Due to the building's rapid deterioration, Bristol City Council issued a Dangerous Structure Order in July 1975. However, on 8 August 1975, the Department of the Environment listed the church as a building of architectural interest, creating a legal standoff. Despite the listing and opposition to the demolition plans from the public and the Bristol Civic Society, the Planning Committee voted 10 to 1 to proceed with demolition in the interest of public safety. The church was demolished in late August 1975. The site was subsequently redeveloped for a low-rise council housing complex known as Hilton Court. The Easton Christian Family Centre is now the sole remaining church of what is now known as the Parish of Holy Trinity with St Gabriel St Lawrence and St Jude.

== Architecture and fittings ==

=== Exterior ===
St Gabriel's was designed by the Bristol architect J. Neale and built by James P. Phippen of St Paul's. The structure was constructed almost entirely of brick in a style described as an adaptation of Early English Gothic in the Bristol Byzantine style, utilising red brick with accents of blue and yellow brick.

The plan consisted of a nave (70 by 20 ft), chancel (26 by 29 ft), north and south transepts, and side chapels serving as vestry and organ chambers. The original design featured a tower situated in the corner of the south transept and chancel. It stood 90 ft high and was topped with a low slate spire and angle turrets. In 1928, the church council discovered the spire was structurally unsafe. It was removed and replaced with a brick parapet at a cost of £450.

In 1883, the church underwent alterations designed by J. W. Trew and Sons and executed by Messrs. Cowlin and Son. These works included the addition of a new porch and doorway to the south transept constructed of red deal with ornamental hinges, designed to match the existing style.

=== Interior ===
The church was designed to accommodate 700 persons, although 619 free sittings were later recorded. It included a west gallery for 100 children. The nave was aisleless, featuring closely set single-light windows with intricate brick patterning. The interior utilised a double-transept layout, separated from the nave by two arches; the roofs were open-timbered with wind braces. The chancel ceiling was panelled and moulded with carved wooden bosses. The chancel floor was laid with encaustic tiles produced by Maw & Co, while the transepts featured Staffordshire pave tiles.

Upon its consecration in 1870, the church was furnished through various private donations with a stone font, a communion table, and a gallery clock. The reredos featured three arches resting on shafts of Mansfield stone, with the Creed, Ten Commandments, and Lord's Prayer inscribed on a gold background. The church installed an organ by W. G. Vowles in June 1875 at a cost of approximately £320. The instrument featured a great organ (8 stops), swell organ (8 stops), and pedal (1 stop), encased in pitch pine, and opened June 10. On 21 January 1900, a new brass eagle lectern was consecrated in memory of John and Sarah Knight, former parishioners, later stolen in 1974.
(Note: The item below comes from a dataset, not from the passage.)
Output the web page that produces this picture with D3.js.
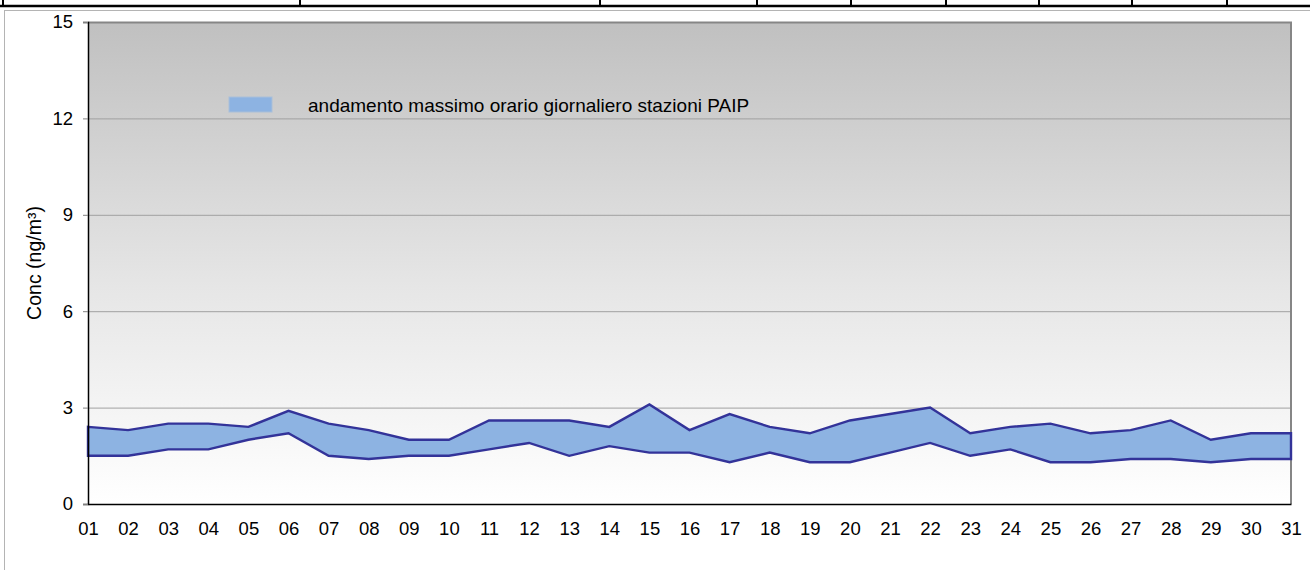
<!DOCTYPE html>
<html>
<head>
<meta charset="utf-8">
<script src="https://cdn.jsdelivr.net/npm/d3@7"></script>
<style>
  html, body { margin: 0; padding: 0; background: #fff; }
  svg { display: block; font-family: "Liberation Sans", Arial, sans-serif; }
</style>
</head>
<body>
<svg id="chart" width="1310" height="570"></svg>
<script>
// Days of the month and the daily band (min / max of the hourly maxima)
const days = ['01','02','03','04','05','06','07','08','09','10','11','12','13','14','15','16',
              '17','18','19','20','21','22','23','24','25','26','27','28','29','30','31'];
const bandMax = [2.4, 2.3, 2.5, 2.5, 2.4, 2.9, 2.5, 2.3, 2.0, 2.0, 2.6, 2.6, 2.6, 2.4, 3.1, 2.3,
                 2.8, 2.4, 2.2, 2.6, 2.8, 3.0, 2.2, 2.4, 2.5, 2.2, 2.3, 2.6, 2.0, 2.2, 2.2];
const bandMin = [1.5, 1.5, 1.7, 1.7, 2.0, 2.2, 1.5, 1.4, 1.5, 1.5, 1.7, 1.9, 1.5, 1.8, 1.6, 1.6,
                 1.3, 1.6, 1.3, 1.3, 1.6, 1.9, 1.5, 1.7, 1.3, 1.3, 1.4, 1.4, 1.3, 1.4, 1.4];
const yTicks = [0, 3, 6, 9, 12, 15];
const legendLabel = 'andamento massimo orario giornaliero stazioni PAIP';
const yTitle = 'Conc (ng/m³)';
// column dividers of the table row cut off above the chart
const tableCols = [3, 300, 600, 757, 851, 946, 1039, 1132, 1227];

const svg = d3.select('#chart');
const plot = { left: 88, right: 1291, top: 22, bottom: 504 };
const FONT = '"Liberation Sans", Arial, sans-serif';

const x = d3.scalePoint().domain(days).range([plot.left, plot.right]);
const y = d3.scaleLinear().domain([0, 15]).range([plot.bottom, plot.top]);

// table remnant at the very top
svg.append('line')
    .attr('x1', 0).attr('x2', 1310).attr('y1', 6).attr('y2', 6)
    .attr('stroke', '#000').attr('stroke-width', 2.5);
svg.selectAll('.tcol')
    .data(tableCols)
    .join('line')
    .attr('class', 'tcol')
    .attr('x1', d => d).attr('x2', d => d)
    .attr('y1', 0).attr('y2', 6)
    .attr('stroke', '#000').attr('stroke-width', 2);

// chart frame
svg.append('rect')
    .attr('x', 4.5).attr('y', 10.5)
    .attr('width', 1320).attr('height', 600)
    .attr('fill', '#fff').attr('stroke', '#b4b4b4');

// plot background gradient
const defs = svg.append('defs');
const grad = defs.append('linearGradient')
    .attr('id', 'bg').attr('x1', 0).attr('y1', 0).attr('x2', 0).attr('y2', 1);
grad.append('stop').attr('offset', '0%').attr('stop-color', '#c0c0c0');
grad.append('stop').attr('offset', '55%').attr('stop-color', '#e6e6e6');
grad.append('stop').attr('offset', '100%').attr('stop-color', '#ffffff');

svg.append('rect')
    .attr('x', plot.left).attr('y', plot.top)
    .attr('width', plot.right - plot.left).attr('height', plot.bottom - plot.top)
    .attr('fill', 'url(#bg)');

// gridlines
svg.append('g')
    .selectAll('line')
    .data(yTicks.filter(t => t > 0 && t < 15))
    .join('line')
    .attr('x1', plot.left).attr('x2', plot.right)
    .attr('y1', d => y(d) + 0.5).attr('y2', d => y(d) + 0.5)
    .attr('stroke', '#a0a0a0').attr('stroke-width', 1);

// plot border (top/right gray)
svg.append('path')
    .attr('d', `M${plot.left},${plot.top + 0.5}H${plot.right}V${plot.bottom}`)
    .attr('fill', 'none').attr('stroke', '#868686').attr('stroke-width', 2);

// band
const area = d3.area()
    .x((d, i) => x(days[i]))
    .y0((d, i) => y(bandMin[i]))
    .y1((d, i) => y(bandMax[i]));
const outline = days.map((d, i) => [x(d), y(bandMax[i])])
    .concat(days.map((d, i) => [x(d), y(bandMin[i])]).reverse());

svg.append('path')
    .datum(days)
    .attr('d', area)
    .attr('fill', '#8db3e2');
svg.append('path')
    .attr('d', d3.line()(outline) + 'Z')
    .attr('fill', 'none')
    .attr('stroke', '#333399')
    .attr('stroke-width', 2.4)
    .attr('stroke-linejoin', 'miter');

// axes
const yAxis = svg.append('g')
    .attr('transform', `translate(${plot.left},0)`)
    .call(d3.axisLeft(y).tickValues(yTicks).tickSize(5).tickPadding(10));
yAxis.select('.domain').attr('stroke', '#000').attr('stroke-width', 1.5);
yAxis.selectAll('.tick line').attr('stroke', '#808080');
yAxis.selectAll('text').attr('font-size', 18.5).attr('fill', '#000')
    .attr('font-family', FONT);

const xAxis = svg.append('g')
    .attr('transform', `translate(0,${plot.bottom})`)
    .call(d3.axisBottom(x).tickSize(0).tickPadding(17.5));
xAxis.select('.domain').attr('stroke', '#000').attr('stroke-width', 1.5);
xAxis.selectAll('text').attr('font-size', 18.5).attr('fill', '#000')
    .attr('font-family', FONT);

// y title
svg.append('text')
    .attr('transform', `translate(41,${(plot.top + plot.bottom) / 2}) rotate(-90)`)
    .attr('text-anchor', 'middle')
    .attr('font-size', 19.5)
    .text(yTitle);

// legend
svg.append('rect')
    .attr('x', 229).attr('y', 97)
    .attr('width', 43).attr('height', 15)
    .attr('fill', '#8db3e2')
    .attr('stroke', '#a9bfd9').attr('stroke-width', 1);
svg.append('text')
    .attr('x', 308).attr('y', 112)
    .attr('font-size', 19)
    .text(legendLabel);
</script>
</body>
</html>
On September 23, 1911, a two-light stained-glass window was installed in the north transept in memory of James Hobbs, a long-serving churchwarden. It was designed by Joseph Bell & Sons of Bristol. On March 10, 1922, a window depicting the Parable of the Sower was dedicated in the south transept to the memory of the Rev. William Davies and his wife. This was also executed by Joseph Bell & Sons.